The defendant Ball cites and relies upon decisions of this Court to support his contention that title to the lumber subsequently delivered became vested in him when the agreement was made. The cases which he cites apply the well recognized and firmly established rule in this jurisdiction that delivery of possession is not indispensable to pass title to the purchaser of personal property under a contract of sale when the parties to the contract, by its terms and provisions, evince an intention to pass title before delivery and that in such circumstances their intention governs and operates to pass title before delivery. Revelle v. McQuay, 85 W. Va. 129,101 S.E. 76; Poling v. Huffman, 84 W. Va. 199, 99 S.E. 445; Moorev. Patchin, 71 W. Va. 192, 76 S.E. 426. Examination of the cases cited by the defendant indicates clearly that the facts and the character of the agreement under consideration in each differ materially from those here present. For that reason the holdings in those cases do not apply to the case at bar.

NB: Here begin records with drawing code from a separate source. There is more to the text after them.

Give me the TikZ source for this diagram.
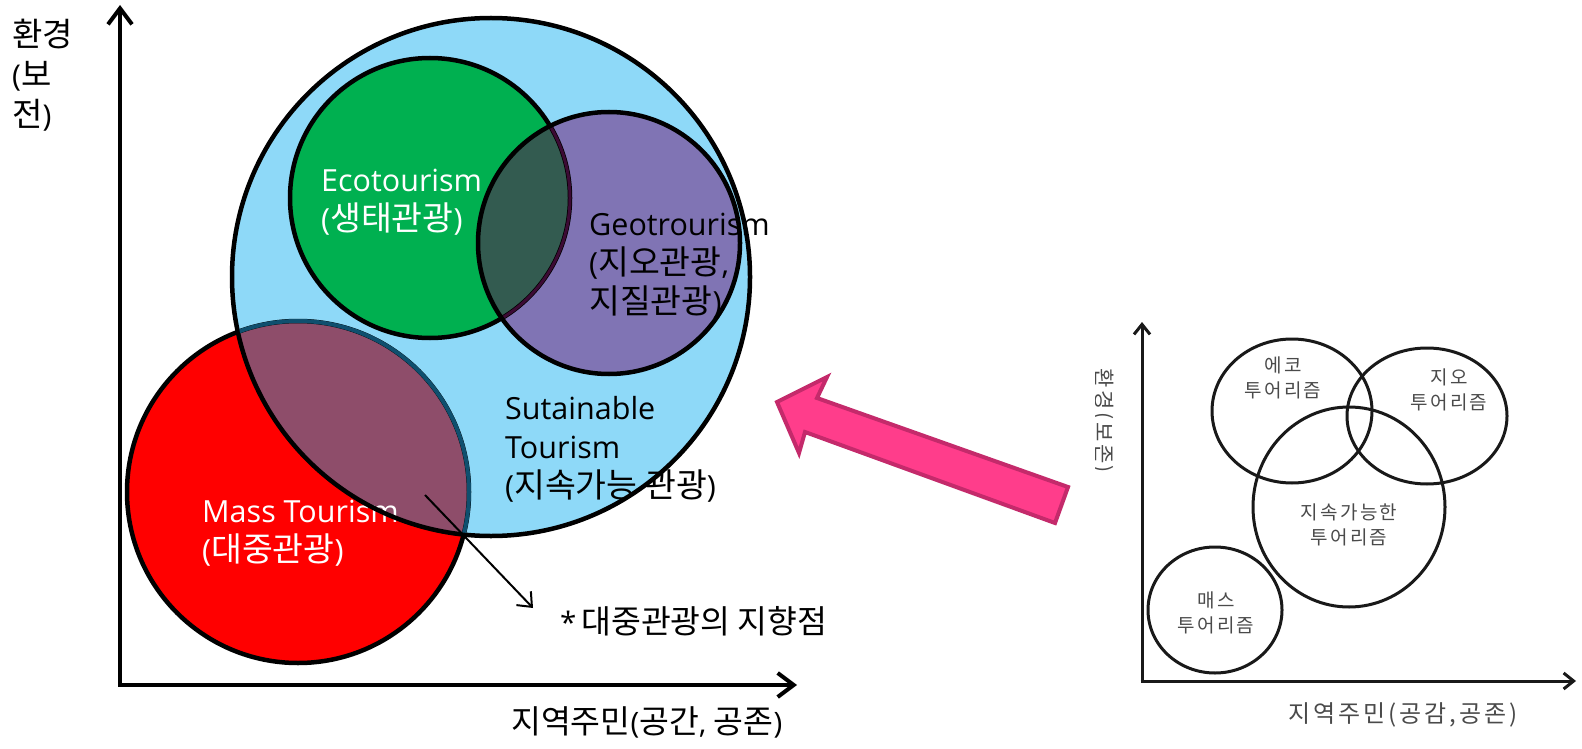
\documentclass[tikz,border=0pt]{standalone}
\usepackage{fontspec}
\setmainfont{Open Sans}
\newfontfamily\kr{Noto Sans CJK KR}[Scale=1.1]
\newfontfamily\krs{Noto Sans CJK KR}[LetterSpace=12]
\usetikzlibrary{arrows.meta}
\definecolor{skyb}{HTML}{8ED9F8}
\definecolor{ecog}{HTML}{00B050}
\definecolor{geop}{HTML}{8074B4}
\definecolor{egov}{HTML}{335B50}
\definecolor{massov}{HTML}{8E4D6A}
\definecolor{tealline}{HTML}{0F4F6E}
\definecolor{purpline}{HTML}{3C0A34}
\definecolor{pinkf}{HTML}{FF3D8B}
\definecolor{pinkd}{HTML}{C42A6B}
\definecolor{grayt}{HTML}{4A4A4A}
\tikzset{
  bigline/.style={line width=4.5pt, draw=black},
  lbl/.style={inner sep=0pt, anchor=north west, align=left, font=\fontsize{30.5}{39}\selectfont},
  smallc/.style={line width=3pt, draw=black!90},
  smalllbl/.style={inner sep=0pt, align=center, text=grayt, font=\krs\fontsize{19}{25}\selectfont},
  axisbig/.style={line width=4pt, -{Straight Barb[length=16pt,width=24pt,line width=4pt]}},
  axissmall/.style={line width=3pt, black!90, -{Straight Barb[length=10pt,width=16pt,line width=3pt]}},
}
\begin{document}
\begin{tikzpicture}[x=1pt,y=-1pt]
\path[use as bounding box] (0,0) rectangle (1582,749);
% centres
\coordinate (cb) at (491,277);
\coordinate (cg) at (430,198);
\coordinate (cp) at (609,243);
\coordinate (cr) at (298,492);
% fills
\fill[skyb] (cb) circle[radius=259pt];
\fill[ecog] (cg) circle[radius=140pt];
\fill[geop] (cp) circle[radius=131pt];
\begin{scope}
  \clip (cg) circle[radius=140pt];
  \fill[egov] (cp) circle[radius=131pt];
\end{scope}
\fill[red] (cr) circle[radius=171pt];
\begin{scope}
  \clip (cb) circle[radius=259pt];
  \fill[massov] (cr) circle[radius=171pt];
\end{scope}
% texts
\node[lbl, text=white] (eco) at (321,169) {Ecotourism\\({\kr 생태관광})};
\node[lbl] (geo) at (589,213) {Geotrourism\\({\kr 지오관광},\\{\kr 지질관광})};
\node[lbl] (sus) at (505,396) {Sutainable\\Tourism\\({\kr 지속가능 관광})};
\node[lbl, text=white] (mass) at (202,500) {Mass Tourism\\({\kr 대중관광})};
% outlines
\draw[bigline] (cb) circle[radius=259pt];
\draw[bigline] (cg) circle[radius=140pt];
\begin{scope}
  \clip (cp) circle[radius=131pt];
  \draw[line width=3pt, purpline] (cg) circle[radius=140pt];
\end{scope}
\draw[bigline] (cp) circle[radius=131pt];
\draw[bigline] (cr) circle[radius=171pt];
\begin{scope}
  \clip (cb) circle[radius=257pt];
  \draw[line width=4pt, tealline] (cr) circle[radius=171pt];
\end{scope}
% axes
\coordinate (org) at (120,685);
\coordinate (ytop) at (120,5);
\coordinate (xend) at (797,685);
\draw[axisbig] (org) -- (ytop);
\draw[axisbig] ([xshift=-2pt]org) -- (xend);
\node[lbl, font=\fontsize{30}{40}\selectfont] (ylab) at (12,19) {{\kr 환경}\\({\kr 보}\\{\kr 전})};
\node[lbl, font=\fontsize{29.5}{36}\selectfont] (xlab) at (511,706) {{\kr 지역주민}({\kr 공간}, {\kr 공존})};
% pointer arrow
\coordinate (pa) at (425,495);
\coordinate (pb) at (533,608);
\draw[line width=2pt, -{Straight Barb[length=12pt,width=20pt,line width=2pt]}] (pa) -- (pb);
\node[lbl, font=\fontsize{29.5}{36}\selectfont] (goal) at (560,606) {*\,{\kr 대중관광의 지향점}};
% pink block arrow
\draw[line width=4pt, draw=pinkd, fill=pinkf, line join=miter]
  (777,402) -- (827,377) -- (817,398) -- (1068,487) -- (1055,523) -- (805,432) -- (799,453) -- cycle;
% small diagram
\coordinate (sorg) at (1142,681);
\coordinate (stop) at (1142,322);
\coordinate (send) at (1576,681);
\draw[axissmall] (sorg) -- (stop);
\draw[axissmall] ([xshift=-1.5pt]sorg) -- (send);
\draw[smallc] (1292,411) ellipse[x radius=80pt, y radius=72pt];
\draw[smallc] (1427,416) ellipse[x radius=80pt, y radius=68pt];
\draw[smallc] (1349,507) ellipse[x radius=96pt, y radius=100pt];
\draw[smallc] (1215,610) ellipse[x radius=67pt, y radius=63pt];
\node[smalllbl] (seco) at (1283,378) {에코\\투어리즘};
\node[smalllbl] (sgeo) at (1449,390) {지오\\투어리즘};
\node[smalllbl] (ssus) at (1349,525) {지속가능한\\투어리즘};
\node[smalllbl] (smass) at (1216,613) {매스\\투어리즘};
\node[smalllbl, font=\krs\fontsize{24}{30}\selectfont] (sxlab) at (1403,715) {지역주민(공감,공존)};
\begin{scope}
  \clip (1095,300) rectangle (1130,560);
  \node[smalllbl, rotate=-90, font=\krs\fontsize{21}{28}\selectfont] (sylab) at (1103,421) {환경(보존)};
\end{scope}
\end{tikzpicture}
\end{document}
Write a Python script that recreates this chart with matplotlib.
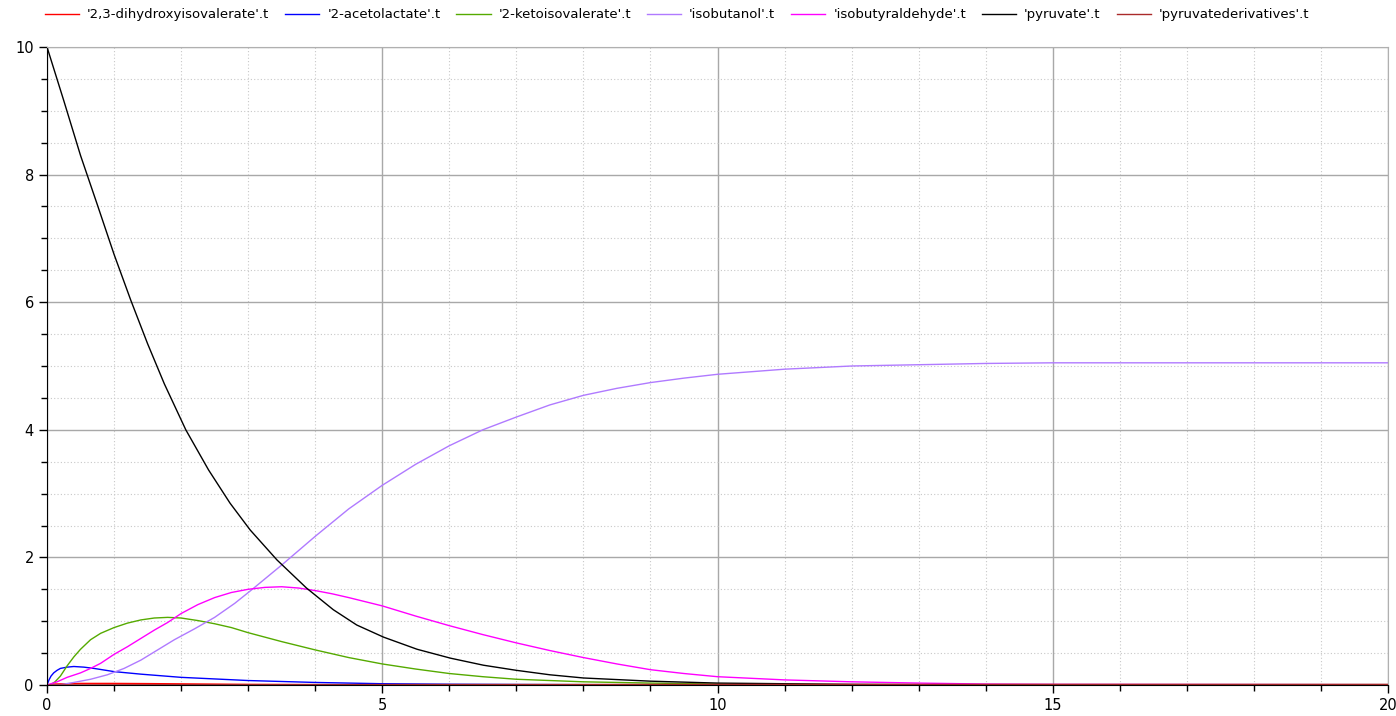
import numpy as np
import matplotlib
matplotlib.use("Agg")
import matplotlib.pyplot as plt
from matplotlib.ticker import MultipleLocator

# === data (time, value) ===
t_pyr = [0, 0.25, 0.5, 0.75, 1.0, 1.25, 1.5, 1.75, 2.07, 2.41, 2.73, 3.03, 3.43, 3.87, 4.27, 4.62, 5.02,
         5.52, 6.02, 6.51, 7.0, 7.5, 8, 9, 10, 11, 12, 14, 20]
pyruvate = [10, 9.16, 8.3, 7.53, 6.75, 6.03, 5.35, 4.72, 4.0, 3.37, 2.85, 2.43, 1.96, 1.52, 1.18, 0.94, 0.75,
            0.56, 0.42, 0.31, 0.23, 0.16, 0.11, 0.06, 0.03, 0.02, 0.01, 0.0, 0.0]

t_but = [0, 0.2, 0.4, 0.65, 0.9, 1.15, 1.4, 1.65, 1.9, 2.2, 2.5, 2.8, 3.05, 3.5, 4.0, 4.5, 5.0, 5.5, 6.0,
         6.5, 7.0, 7.5, 8.0, 8.5, 9.0, 9.5, 10, 11, 12, 13, 14, 15, 17, 20]
isobutanol = [0, 0.005, 0.04, 0.09, 0.16, 0.26, 0.39, 0.55, 0.71, 0.88, 1.06, 1.28, 1.49, 1.88, 2.33, 2.76,
              3.13, 3.46, 3.75, 4.0, 4.2, 4.39, 4.54, 4.65, 4.74, 4.81, 4.87, 4.95, 5.0, 5.02, 5.04, 5.05,
              5.05, 5.05]

t_ald = [0, 0.15, 0.3, 0.5, 0.65, 0.8, 1.0, 1.2, 1.4, 1.6, 1.8, 2.0, 2.25, 2.5, 2.75, 3.0, 3.25, 3.5, 3.75,
         4.0, 4.25, 4.5, 5.0, 5.5, 6.0, 6.5, 7, 7.5, 8, 8.5, 9, 9.5, 10, 11, 12, 13, 14, 15, 20]
isobutyraldehyde = [0, 0.05, 0.12, 0.19, 0.26, 0.34, 0.48, 0.60, 0.73, 0.86, 0.98, 1.12, 1.26, 1.37, 1.45,
                    1.50, 1.53, 1.54, 1.52, 1.48, 1.43, 1.37, 1.24, 1.08, 0.93, 0.79, 0.66, 0.54, 0.43,
                    0.33, 0.24, 0.18, 0.13, 0.08, 0.05, 0.03, 0.015, 0.01, 0.005]

t_kiv = [0, 0.05, 0.12, 0.2, 0.3, 0.4, 0.5, 0.65, 0.8, 1.0, 1.2, 1.4, 1.6, 1.8, 2.0, 2.25, 2.5, 2.75, 3.0,
         3.5, 4.0, 4.5, 5.0, 5.5, 6.0, 6.5, 7, 8, 9, 10, 11, 12, 20]
ketoisovalerate = [0, 0.0, 0.05, 0.14, 0.30, 0.44, 0.56, 0.71, 0.81, 0.90, 0.97, 1.02, 1.05, 1.06, 1.05,
                   1.01, 0.96, 0.90, 0.82, 0.68, 0.55, 0.43, 0.33, 0.25, 0.18, 0.13, 0.09, 0.05, 0.03,
                   0.015, 0.008, 0.004, 0.0]

t_ace = [0, 0.03, 0.06, 0.1, 0.15, 0.2, 0.3, 0.4, 0.55, 0.7, 1.0, 1.4, 2.0, 2.6, 3.0, 3.5, 4.0, 5.0, 6.0,
         7, 8, 10, 20]
acetolactate = [0, 0.08, 0.14, 0.19, 0.23, 0.26, 0.28, 0.29, 0.28, 0.26, 0.21, 0.17, 0.12, 0.09, 0.07,
                0.055, 0.04, 0.02, 0.012, 0.008, 0.005, 0.002, 0.0]

t_dhiv = [0, 0.1, 0.5, 1, 1.5, 2, 2.5, 3, 4, 5, 20]
dihydroxyisovalerate = [0, 0.015, 0.025, 0.025, 0.022, 0.018, 0.014, 0.01, 0.006, 0.003, 0.0]

t_der = [0, 2, 5, 10, 15, 20]
pyruvatederivatives = [0, 0.004, 0.007, 0.009, 0.01, 0.01]

series = [
    ("'2,3-dihydroxyisovalerate'.t", t_dhiv, dihydroxyisovalerate, "#ff0000"),
    ("'2-acetolactate'.t", t_ace, acetolactate, "#0000ff"),
    ("'2-ketoisovalerate'.t", t_kiv, ketoisovalerate, "#55aa00"),
    ("'isobutanol'.t", t_but, isobutanol, "#b07aff"),
    ("'isobutyraldehyde'.t", t_ald, isobutyraldehyde, "#ff00ff"),
    ("'pyruvate'.t", t_pyr, pyruvate, "#000000"),
    ("'pyruvatederivatives'.t", t_der, pyruvatederivatives, "#aa2a2a"),
]

fig = plt.figure(figsize=(13.96, 7.16), dpi=100)
ax = fig.add_axes([47 / 1396, 1 - 685 / 716, (1388 - 47) / 1396, (685 - 47) / 716])

for label, t, y, c in series:
    ax.plot(t, y, color=c, lw=1.0, label=label)

ax.set_xlim(0, 20)
ax.set_ylim(0, 10)
ax.xaxis.set_major_locator(MultipleLocator(5))
ax.xaxis.set_minor_locator(MultipleLocator(1))
ax.yaxis.set_major_locator(MultipleLocator(2))
ax.yaxis.set_minor_locator(MultipleLocator(0.5))

ax.grid(which="major", color="#a8a8a8", lw=1.0, ls="-")
ax.grid(which="minor", color="#c8c8c8", lw=0.8, ls=(0, (1, 2)))
ax.set_axisbelow(True)

ax.tick_params(which="major", direction="out", length=6, width=1, labelsize=10.5, colors="black")
ax.tick_params(which="minor", direction="out", length=4, width=1)
ax.spines["left"].set_color("black")
ax.spines["bottom"].set_color("black")
ax.spines["top"].set_color("#b0b0b0")
ax.spines["right"].set_color("#b0b0b0")

fig.legend(loc="upper center", bbox_to_anchor=(0.485, 1.005), ncol=7, frameon=False,
           fontsize=9.5, handlelength=2.6, columnspacing=1.2, handletextpad=0.6)

fig.savefig("out.png", dpi=100)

The defendant Ball insists that he is entitled to an equitable lien upon the lumber which he obtained from Lovell Lumber Company as security for the amount of the difference between the values of the two engines. This position is entirely inconsistent with his principal contention that he obtained title to the lumber by barter *182 or exchange of the property. But aside from this, there is no evidence to support an equitable lien in his favor. Instead of claiming a lien which he could have obtained by the agreement, he sold his engine for the consideration of $2,700.00, part of which was paid by the delivery of the smaller engine valued at $700.00 and the residue of which consisted of credit extended by him to the amount of $2,000.00. Nothing appears from the agreement or the circumstances in which it was made to indicate that the parties intended to create a lien on the lumber or to treat it as security for the payment of the unpaid purchase money for the engine. No such arrangement, express or implied, existed as an inducement for the sale of the engine by Ball to Lovell Lumber Company which, before it bought the engine, was not indebted to him in any sum.

The facts in this case differ materially from the facts in the case of Foster v. Frampton-Foster Lumber Co., 96 W. Va. 325,123 S.E. 50, relied on by the defendant Ball, in which this Court recognized the existence of an equitable lien upon specific lumber of an insolvent debtor in favor of a creditor who shipped other lumber to the debtor in reliance upon a prior sale by the debtor to the creditor of the lumber upon which the lien was established. In that case the insolvent debtor, Frampton-Foster Lumber Company, owed the creditor, Keystone Manufacturing Company, a large sum of money for previously purchased lumber and, in order to induce the creditor to make additional shipments of lumber, sold it all the oak lumber of specified grades owned by the debtor at designated locations. This lumber was to be immediately inspected and graded by the creditor, but before that could be done and after the creditor had shipped additional lumber to the debtor "on the faith" of its purchase of the lumber, receivers were appointed in litigation to wind up the affairs of the insolvent debtor. In the opinion this Court, after discussing several cases, including the case of Poling v. Huffman, 84 W. Va. 199,99 S.E. 445, which recognized and applied the rule that *183 title to personal property passes from a seller to a buyer before its delivery when it appears that the parties intended it to pass before delivery and that in that respect their intention should govern, uses this language: "Under these cases, and especially the last, it may be that the sale to the Keystone Company had become executed prior to the receiverships; at any rate, this company should have an equitable lien on the lumber in question for the value of lumber shipments by it to the Foster Company after the sale, which was made for the express purpose of securing to the Keystone Company payment for such shipments." The opinion also contains this statement: "The consideration for the lumber in controversy was not merely a past indebtedness from the Foster Company to the Keystone Company, but to the extent of the advances by subsequent shipments from the latter to the former it constituted a benefit to the insolvent's estate." The facts in the Foster case clearly distinguish it from the case at bar.

The transfer of the lumber by Lovell Lumber Company to Ball constituted a preference in his favor and is a transfer which the statute declares "shall be void as to such preference" and shall be taken to be for the benefit of all its creditors. For that reason the decree of the Circuit Court of Wyoming County is reversed and this cause is remanded for such further proceedings as may be necessary to satisfy the requirements of the statute.